Sunday 6 July 2014

Happiness is a warm puppy

My home is under attack. Ants invaded the house last month. Thousands of them appeared from under a skirting board in the hall.  The teenagers are on their mad three-month summer break and were no help whatsoever. They ran to their rooms screaming, leaving me to sort the problem out. I scratched at imaginary ants on my head, then my arms, then at my legs. I was turning into my own horror movie. I needed chemicals.

Ants greeted me at the front door when I returned empty handed from the shops. The chemical Ant Killing sprays and powders had sold out. The whole county must have been under ant attack too. So I Googled my problem and an eco friendlier solution came up: Cinnamon. Luckily I had loads of it left over from Christmas and the mulled wine that I never got around to making.

Two and a half tubs of the ground spice later and to my total and utter amazement, the ants disappeared. It turns out that they really do hate cinnamon. They are not the only ones. “What’s that smell?” my husband said when he came through the door. The house smelt like one big a Yankee candle. “Ants. We have an invasion,” I informed him with a peg on my nose. The cinnamon was making me sneeze.

I continued to shake cinnamon on the floor right by his feet when he dropped the bombshell. “Have you ever thought about fostering?” “You cannot be SERIOUS?” I replied, but he was serious. Fostering? That’s for compassionate grown ups that have time and emotional maturity in equal measures. That rules me out.

At that moment, we had a house full of ants, teenagers locked in their bedrooms and I have the menopause knocking at my door with a bag load of HRT. I have had never thought about fostering but have been dreaming about moving to Greece. I want to spend the last fifty years of my life ant-free, surrounded by sun, sea and cheap wine. Fostering had never, ever entered my mind.

 “What about the kids?” I panicked. “They’ll get jealous. We’d have less time for them.” So, because he is emotionally mature and I am easily persuaded, we talked it through with the children “YES YES YES!” was the eldest response. “It will be so much fun” was the youngest. That was that. We had their approval. My husband made the phone call and started the ball rolling.

Very soon we were interviewed and home checked. It didn’t take long at all. Two days later they arrived and we became foster carers. We took in more than one; there were four of them in total.  Four adorable little black and white puppies came to live with us for a fortnight.

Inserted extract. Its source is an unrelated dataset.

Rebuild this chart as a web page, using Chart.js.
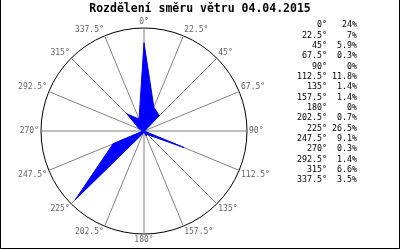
<!DOCTYPE html>
<html>
<head>
<meta charset="utf-8">
<script src="https://cdn.jsdelivr.net/npm/chart.js@4/dist/chart.umd.min.js"></script>
<style>
  html, body { margin: 0; padding: 0; background: #fff; }
  canvas { display: block; }
</style>
</head>
<body>
<canvas id="windChart" width="400" height="250"></canvas>
<script>
// wind direction (degrees) and share of time (%)
const directions = [0, 22.5, 45, 67.5, 90, 112.5, 135, 157.5, 180, 202.5, 225, 247.5, 270, 292.5, 315, 337.5];
const shares = [24, 7, 5.9, 0.3, 0, 11.8, 1.4, 1.4, 0, 0.7, 26.5, 9.1, 0.3, 1.4, 6.6, 3.5];
const directionLabels = directions.map(d => d + '°');
const titleText = 'Rozdělení směru větru 04.04.2015';
const scaleMax = 28;

const monoFont = "'DejaVu Sans Mono', 'Liberation Mono', monospace";

// frame, title over the whole image, and table of values on the right
const sidePanel = {
    id: 'sidePanel',
    afterDraw(chart) {
        const ctx = chart.ctx;
        ctx.save();
        ctx.strokeStyle = '#000';
        ctx.lineWidth = 1;
        ctx.beginPath();
        ctx.moveTo(0.5, 0);
        ctx.lineTo(0.5, 248.5);
        ctx.lineTo(399.5, 248.5);
        ctx.lineTo(399.5, 0);
        ctx.stroke();

        ctx.fillStyle = '#000';
        ctx.textBaseline = 'middle';
        ctx.textAlign = 'center';
        ctx.font = 'bold 11.5px ' + monoFont;
        ctx.fillText(titleText, 200, 9.5);

        ctx.font = '8.3px ' + monoFont;
        ctx.textAlign = 'right';
        directions.forEach((d, i) => {
            const y = 25 + i * 10.35;
            ctx.fillText(directionLabels[i], 327, y);
            ctx.fillText(shares[i] + '%', 357, y);
        });
        ctx.restore();
    }
};

new Chart(document.getElementById('windChart'), {
    type: 'radar',
    data: {
        labels: directionLabels,
        datasets: [{
            data: shares,
            backgroundColor: '#0000ff',
            borderColor: '#0000ff',
            borderWidth: 1,
            pointRadius: 0,
            fill: true,
            tension: 0
        }]
    },
    options: {
        responsive: false,
        animation: false,
        layout: {
            padding: { top: 18, right: 112, bottom: 6, left: 0 }
        },
        plugins: {
            legend: { display: false },
            tooltip: { enabled: false },
            title: { display: false }
        },
        scales: {
            r: {
                min: 0,
                max: scaleMax,
                ticks: { display: false, stepSize: scaleMax },
                grid: { circular: true, color: '#000', lineWidth: 1 },
                angleLines: { color: '#808080', lineWidth: 1 },
                pointLabels: {
                    color: '#666',
                    padding: 2,
                    font: { family: monoFont, size: 8, lineHeight: 1 }
                }
            }
        }
    },
    plugins: [sidePanel]
});
</script>
</body>
</html>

When the KWWSPCA opened an animal rescue centre five minutes from our home it was only a matter of time before we got involved. We are doggy people. We have doggy mugs, doggy t-shirts a very generous doggy mad Granny.

Thanks to Super-Gran, our dogs have t-shirts, jumpers and winter coats and would not look out of place in Beverly Hills with their diamante leads and crystal collars. We even have a sign ‘Love Me Love My Dog’ at the door. People tell me that I am even beginning to look like one of my dogs. I take that as a compliment. 

The KWWSPCA currently has over thirty dogs looking for new homes. To lighten their load, they foster out animals whilst new permanent homes are found. Too few people neuter their dogs despite calls to do so from animal welfare groups. The result is an overwhelming amount of unwanted dogs and puppies.

I am too soft and burst into tears when we first went along to the new premises in Athgarvan. A dog had just been handed into them, a cruelty case. A dog that had been in a puppy farm for years, in a crate and didn’t even know how to walk. His back legs were stiff and deformed and his face was filled with sorrow. 

“Why are you crying?” the KWWSPCA manager, Laura, asked me. “Because it is so sad,” I sobbed into my sleeves. “But it’s not sad. He is here now and we’ll find him a lovely home” Laura replied. A few weeks of TLC from the volunteers at the animal sanctuary later his tail was up, he was walking and was a totally different dog. He found his spirit, his forever home and is now absolutely adored by his new owner.

The KWWSCPA relies on donations to rescue, treat and re-home the animals that arrive at their door. Temporary fostering is a win-win situation. It lightens the load at the sanctuary and means that foster carers get to play with puppies for a few weeks until they are found a permanent home.

“We need earplugs,” a very weary looking husband said the day after our fostered puppies arrived.  Then smallest, the runt of the litter went missing. We found her hiding under a cupboard, asleep. Then the sparkiest one took a shine to my scarves. She found a whole box of them and chewed, pulled and dragged them around the house with me chasing after her.



Another puppy kept playing hide and seek in the hedge whilst another kept making a beeline for the pond. After an hour of chaos, the cuddled up together and slept, they slept for eighteen hours a day. Fostering puppies is just like having four hilarious, cuddly toddlers in the house. They have literally filled our hearts and house with joy. For two weeks, all of us have loved every minute, even the three times a day slopping out.




Thanks to the KWWSPA’s Facebook page, each puppy has been re-homed and we shall be taking more in soon. If you are thinking about getting a dog, don’t think twice. Get involved and foster or adopt one. To quote a wise woman, “Whoever said diamonds are a girls best friend never had a dog”.